La notizia data dal Guardian è destinata a rinfocolare le polemiche sull’Unione Europea: Microsoft nel corso del 2020 ha collezionato profitti per 260 miliardi di euro nell’eurozona, senza dover sborsare un solo centesimo di tasse. E, naturalmente, a fronte di questo dato molte imprese, ad esempio quelle del nostro Paese, potranno operare immediatamente il raffronto con il regime fiscale cui devono sottoporsi. Senza contare i piccoli commercianti additati in continuazione come evasori fiscali e responsabili di buchi nel bilancio statale che possono essere considerati assolutamente trascurabili rispetto a quelli provocati dalle grandi imprese come quella fondata da Bill Gates.

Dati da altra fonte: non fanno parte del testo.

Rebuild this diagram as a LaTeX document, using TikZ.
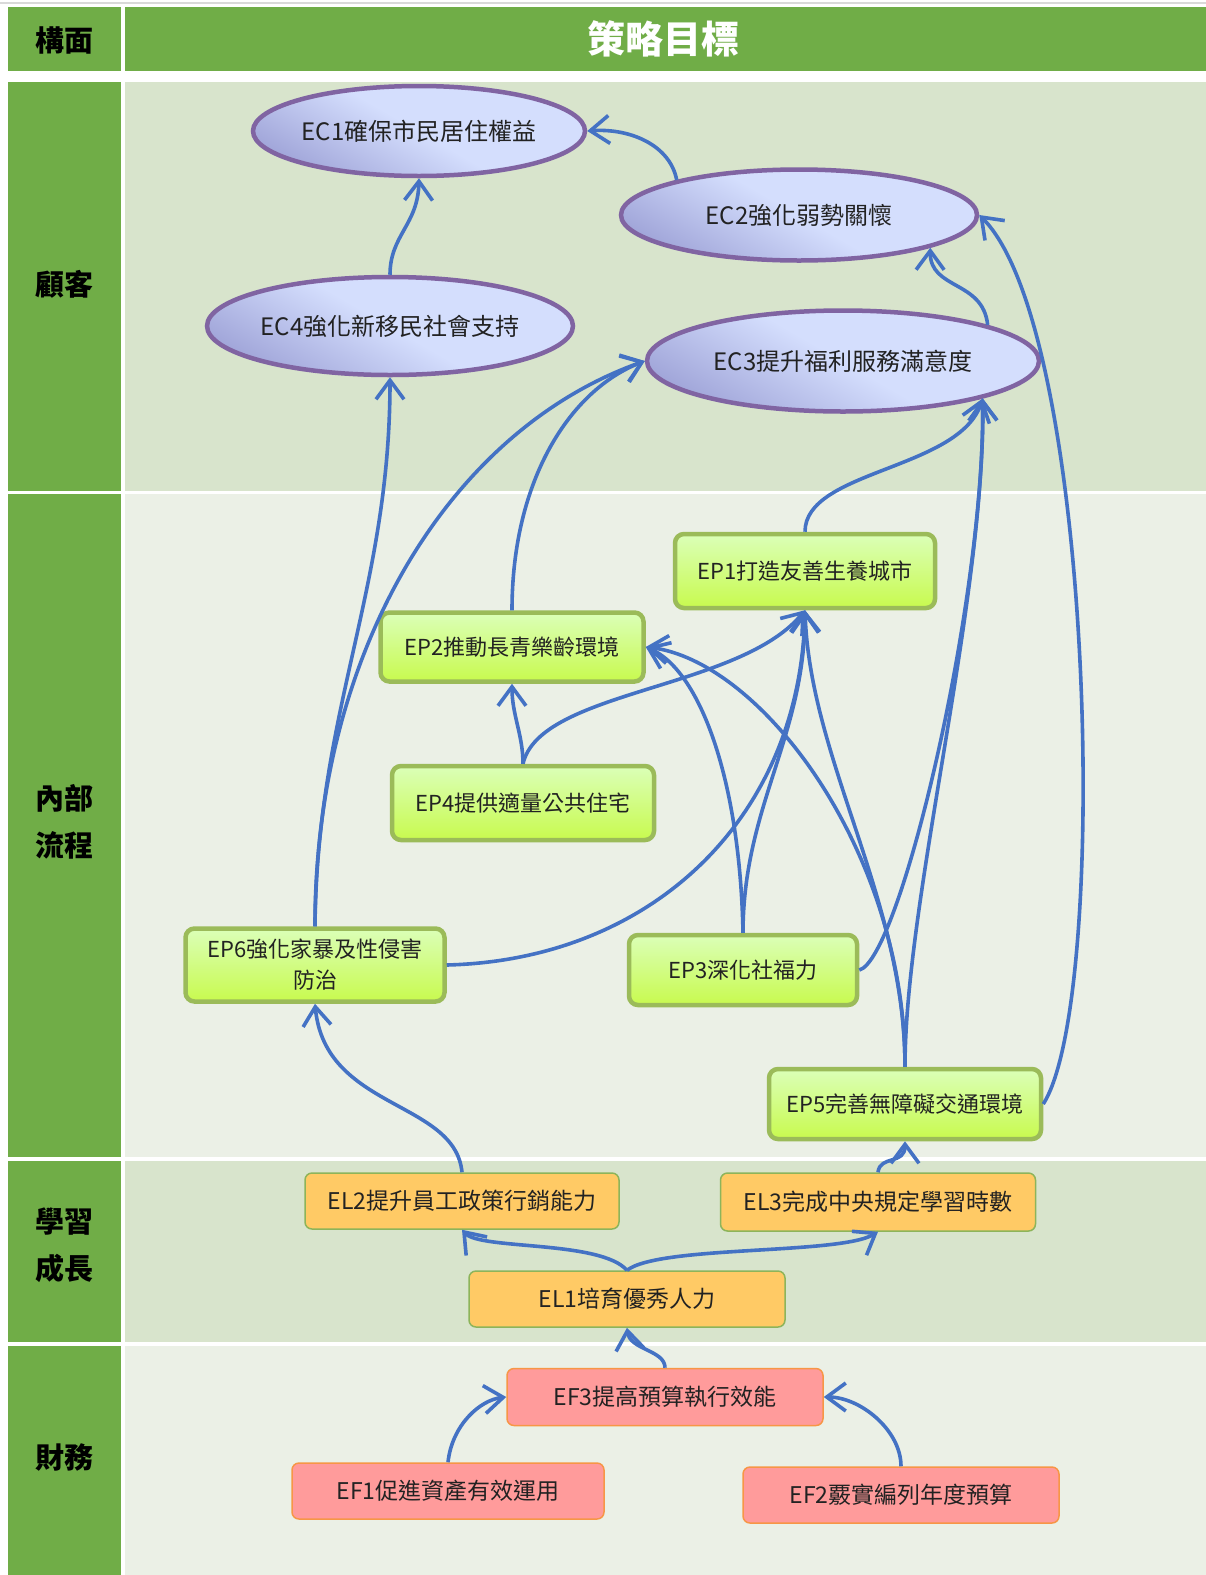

L’artificio che consente tutto ciò è da individuare nella filiale irlandese di Microsoft, che ai soli fini fiscali, è domiciliata alle Bermuda. Ovvero uno dei tanti paradisi fiscali collegati alla Gran Bretagna, ove non esistono tasse sui profitti societari. E che è per questo utilizzata anche dalla filiale di Google titolare di tutte le licenze software del gruppo, che poi vengono “cedute” alle varie divisioni generando pagamenti infragruppo e spostando così alle Bermuda i profitti. Che, nel caso di Microsoft, se fossero stati pagati in Irlanda, ove l’aliquota è pari al 12,5%, avrebbero generato 32,5 miliardi di euro di tasse.
Una vera e propria beffa, considerato come lo stesso Bill Gates si proclami fautore di una maggiore tassazione a carico dei ricchi, cui soltanto ora si cerca di porre rimedio.
Proprio l’Europa, però, ha già fatto sapere di ritenere troppo alta l’aliquota globale del 21% proposta da Joe Biden, da applicare ai profitti delle multinazionali. Meglio spremere più possibile lavoratori e piccole imprese che non hanno la possibilità di aprire una filiale in uno dei tanti paradisi fiscali presenti lungo il territorio europeo, probabilmente.